>> Begin

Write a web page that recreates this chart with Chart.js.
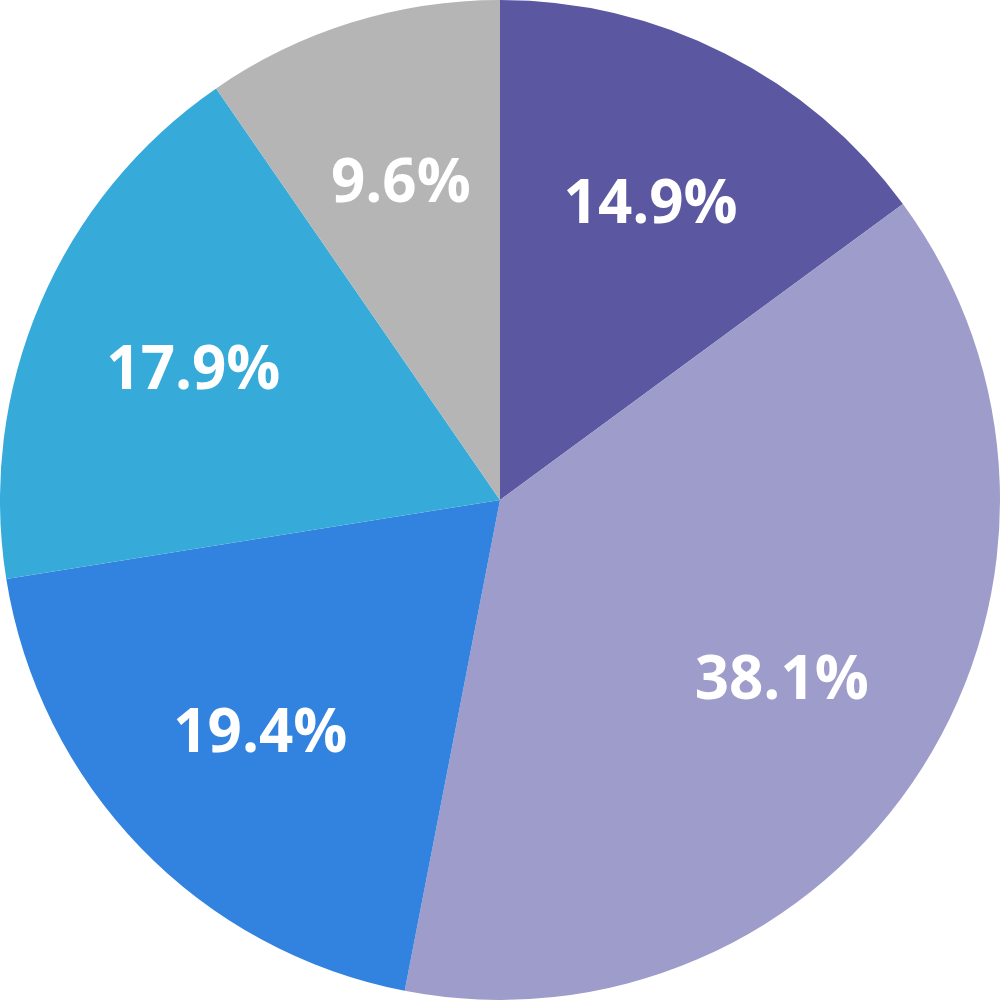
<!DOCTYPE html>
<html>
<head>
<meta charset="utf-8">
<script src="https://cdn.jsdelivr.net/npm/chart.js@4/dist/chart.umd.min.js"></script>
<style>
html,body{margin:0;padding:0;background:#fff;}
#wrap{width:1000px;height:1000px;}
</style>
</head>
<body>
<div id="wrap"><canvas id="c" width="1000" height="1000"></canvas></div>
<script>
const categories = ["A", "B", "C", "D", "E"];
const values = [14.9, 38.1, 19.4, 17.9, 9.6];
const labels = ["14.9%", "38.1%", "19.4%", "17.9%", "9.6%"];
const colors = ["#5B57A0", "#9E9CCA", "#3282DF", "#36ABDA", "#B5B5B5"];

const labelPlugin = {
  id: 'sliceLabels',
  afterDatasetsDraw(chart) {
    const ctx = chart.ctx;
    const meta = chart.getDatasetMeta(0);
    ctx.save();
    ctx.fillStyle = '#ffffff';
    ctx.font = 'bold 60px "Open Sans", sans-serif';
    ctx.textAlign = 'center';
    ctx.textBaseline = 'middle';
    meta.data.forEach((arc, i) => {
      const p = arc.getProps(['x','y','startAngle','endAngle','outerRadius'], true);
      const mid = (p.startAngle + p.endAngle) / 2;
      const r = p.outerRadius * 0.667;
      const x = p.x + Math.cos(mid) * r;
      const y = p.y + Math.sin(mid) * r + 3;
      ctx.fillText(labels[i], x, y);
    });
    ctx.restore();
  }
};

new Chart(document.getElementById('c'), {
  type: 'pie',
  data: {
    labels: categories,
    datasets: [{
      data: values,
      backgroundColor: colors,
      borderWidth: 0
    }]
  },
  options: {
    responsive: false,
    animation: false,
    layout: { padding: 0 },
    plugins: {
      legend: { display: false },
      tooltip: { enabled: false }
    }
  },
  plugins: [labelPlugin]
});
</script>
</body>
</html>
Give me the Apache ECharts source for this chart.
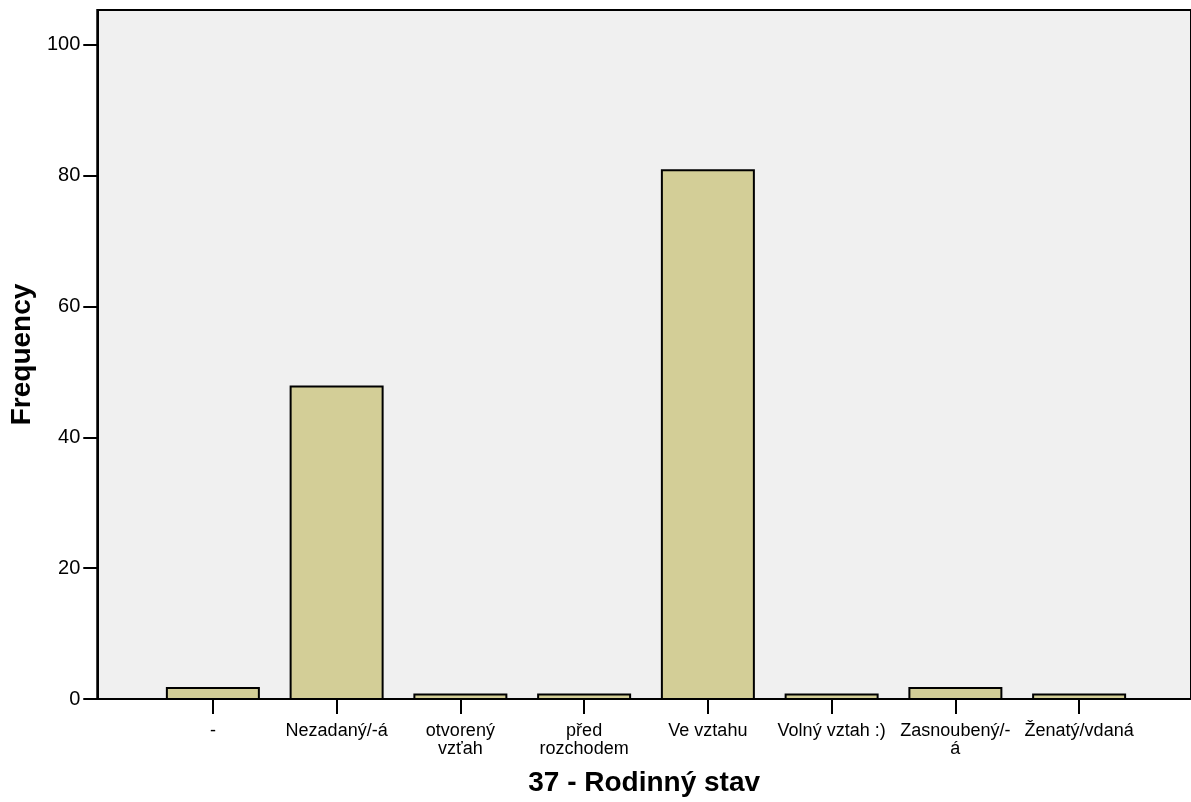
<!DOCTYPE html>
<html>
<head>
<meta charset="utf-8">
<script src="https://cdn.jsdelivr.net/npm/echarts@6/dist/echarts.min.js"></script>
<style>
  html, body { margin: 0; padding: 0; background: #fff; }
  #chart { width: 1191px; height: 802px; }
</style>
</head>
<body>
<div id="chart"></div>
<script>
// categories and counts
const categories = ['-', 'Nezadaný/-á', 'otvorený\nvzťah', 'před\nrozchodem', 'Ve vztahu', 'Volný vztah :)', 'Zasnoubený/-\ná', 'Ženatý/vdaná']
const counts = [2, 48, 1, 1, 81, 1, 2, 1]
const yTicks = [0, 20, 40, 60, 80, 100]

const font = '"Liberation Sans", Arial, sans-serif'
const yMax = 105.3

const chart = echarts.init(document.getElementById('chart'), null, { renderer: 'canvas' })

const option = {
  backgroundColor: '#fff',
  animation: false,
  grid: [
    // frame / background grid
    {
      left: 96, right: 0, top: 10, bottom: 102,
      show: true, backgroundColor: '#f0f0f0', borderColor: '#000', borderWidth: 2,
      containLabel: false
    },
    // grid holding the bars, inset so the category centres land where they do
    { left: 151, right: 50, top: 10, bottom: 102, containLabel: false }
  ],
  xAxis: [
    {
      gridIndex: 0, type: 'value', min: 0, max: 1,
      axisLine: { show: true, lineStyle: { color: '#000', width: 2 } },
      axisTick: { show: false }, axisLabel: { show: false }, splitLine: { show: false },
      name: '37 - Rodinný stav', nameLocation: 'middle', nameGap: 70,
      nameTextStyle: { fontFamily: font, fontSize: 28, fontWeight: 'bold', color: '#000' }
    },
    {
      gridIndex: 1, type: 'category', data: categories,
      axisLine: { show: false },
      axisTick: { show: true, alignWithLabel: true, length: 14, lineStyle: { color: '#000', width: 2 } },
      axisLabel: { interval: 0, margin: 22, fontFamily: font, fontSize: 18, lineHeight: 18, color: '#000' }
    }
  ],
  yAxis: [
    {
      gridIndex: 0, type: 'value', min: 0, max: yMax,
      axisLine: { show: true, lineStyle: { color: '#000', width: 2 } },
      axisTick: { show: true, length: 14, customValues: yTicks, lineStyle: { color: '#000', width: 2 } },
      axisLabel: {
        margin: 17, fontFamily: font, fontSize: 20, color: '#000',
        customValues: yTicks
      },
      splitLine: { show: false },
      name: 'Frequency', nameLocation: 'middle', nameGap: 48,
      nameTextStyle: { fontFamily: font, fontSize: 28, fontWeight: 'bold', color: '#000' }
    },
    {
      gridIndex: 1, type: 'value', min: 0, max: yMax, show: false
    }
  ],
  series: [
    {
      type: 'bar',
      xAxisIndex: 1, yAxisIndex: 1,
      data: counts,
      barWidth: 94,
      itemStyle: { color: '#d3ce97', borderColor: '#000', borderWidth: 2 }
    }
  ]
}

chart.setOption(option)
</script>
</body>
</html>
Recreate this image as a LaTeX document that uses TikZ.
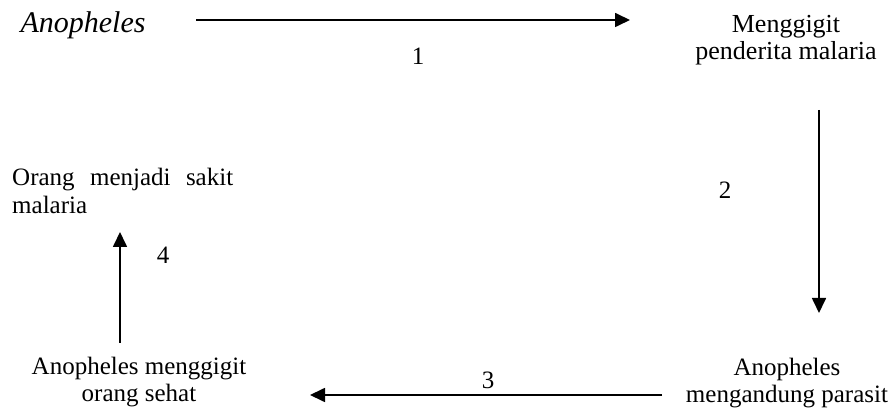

>> End

Return all of the entries exactly as written, but drop any pictures they hold.

### Task solution:
Write a web page that recreates this chart with Chart.js.
<!DOCTYPE html>
<html>
<head>
<meta charset="utf-8">
<script src="https://cdn.jsdelivr.net/npm/chart.js@4/dist/chart.umd.min.js"></script>
<style>
html,body{margin:0;padding:0;background:#fff;}
#wrap{width:1000px;height:1000px;}
</style>
</head>
<body>
<div id="wrap"><canvas id="c" width="1000" height="1000"></canvas></div>
<script>
const categories = ["A", "B", "C", "D", "E"];
const values = [14.9, 38.1, 19.4, 17.9, 9.6];
const labels = ["14.9%", "38.1%", "19.4%", "17.9%", "9.6%"];
const colors = ["#5B57A0", "#9E9CCA", "#3282DF", "#36ABDA", "#B5B5B5"];

const labelPlugin = {
  id: 'sliceLabels',
  afterDatasetsDraw(chart) {
    const ctx = chart.ctx;
    const meta = chart.getDatasetMeta(0);
    ctx.save();
    ctx.fillStyle = '#ffffff';
    ctx.font = 'bold 60px "Open Sans", sans-serif';
    ctx.textAlign = 'center';
    ctx.textBaseline = 'middle';
    meta.data.forEach((arc, i) => {
      const p = arc.getProps(['x','y','startAngle','endAngle','outerRadius'], true);
      const mid = (p.startAngle + p.endAngle) / 2;
      const r = p.outerRadius * 0.667;
      const x = p.x + Math.cos(mid) * r;
      const y = p.y + Math.sin(mid) * r + 3;
      ctx.fillText(labels[i], x, y);
    });
    ctx.restore();
  }
};

new Chart(document.getElementById('c'), {
  type: 'pie',
  data: {
    labels: categories,
    datasets: [{
      data: values,
      backgroundColor: colors,
      borderWidth: 0
    }]
  },
  options: {
    responsive: false,
    animation: false,
    layout: { padding: 0 },
    plugins: {
      legend: { display: false },
      tooltip: { enabled: false }
    }
  },
  plugins: [labelPlugin]
});
</script>
</body>
</html>
Give me the Apache ECharts source for this chart.
<!DOCTYPE html>
<html>
<head>
<meta charset="utf-8">
<script src="https://cdn.jsdelivr.net/npm/echarts@6/dist/echarts.min.js"></script>
<style>
  html, body { margin: 0; padding: 0; background: #fff; }
  #chart { width: 1191px; height: 802px; }
</style>
</head>
<body>
<div id="chart"></div>
<script>
// categories and counts
const categories = ['-', 'Nezadaný/-á', 'otvorený\nvzťah', 'před\nrozchodem', 'Ve vztahu', 'Volný vztah :)', 'Zasnoubený/-\ná', 'Ženatý/vdaná']
const counts = [2, 48, 1, 1, 81, 1, 2, 1]
const yTicks = [0, 20, 40, 60, 80, 100]

const font = '"Liberation Sans", Arial, sans-serif'
const yMax = 105.3

const chart = echarts.init(document.getElementById('chart'), null, { renderer: 'canvas' })

const option = {
  backgroundColor: '#fff',
  animation: false,
  grid: [
    // frame / background grid
    {
      left: 96, right: 0, top: 10, bottom: 102,
      show: true, backgroundColor: '#f0f0f0', borderColor: '#000', borderWidth: 2,
      containLabel: false
    },
    // grid holding the bars, inset so the category centres land where they do
    { left: 151, right: 50, top: 10, bottom: 102, containLabel: false }
  ],
  xAxis: [
    {
      gridIndex: 0, type: 'value', min: 0, max: 1,
      axisLine: { show: true, lineStyle: { color: '#000', width: 2 } },
      axisTick: { show: false }, axisLabel: { show: false }, splitLine: { show: false },
      name: '37 - Rodinný stav', nameLocation: 'middle', nameGap: 70,
      nameTextStyle: { fontFamily: font, fontSize: 28, fontWeight: 'bold', color: '#000' }
    },
    {
      gridIndex: 1, type: 'category', data: categories,
      axisLine: { show: false },
      axisTick: { show: true, alignWithLabel: true, length: 14, lineStyle: { color: '#000', width: 2 } },
      axisLabel: { interval: 0, margin: 22, fontFamily: font, fontSize: 18, lineHeight: 18, color: '#000' }
    }
  ],
  yAxis: [
    {
      gridIndex: 0, type: 'value', min: 0, max: yMax,
      axisLine: { show: true, lineStyle: { color: '#000', width: 2 } },
      axisTick: { show: true, length: 14, customValues: yTicks, lineStyle: { color: '#000', width: 2 } },
      axisLabel: {
        margin: 17, fontFamily: font, fontSize: 20, color: '#000',
        customValues: yTicks
      },
      splitLine: { show: false },
      name: 'Frequency', nameLocation: 'middle', nameGap: 48,
      nameTextStyle: { fontFamily: font, fontSize: 28, fontWeight: 'bold', color: '#000' }
    },
    {
      gridIndex: 1, type: 'value', min: 0, max: yMax, show: false
    }
  ],
  series: [
    {
      type: 'bar',
      xAxisIndex: 1, yAxisIndex: 1,
      data: counts,
      barWidth: 94,
      itemStyle: { color: '#d3ce97', borderColor: '#000', borderWidth: 2 }
    }
  ]
}

chart.setOption(option)
</script>
</body>
</html>
Recreate this image as a LaTeX document that uses TikZ.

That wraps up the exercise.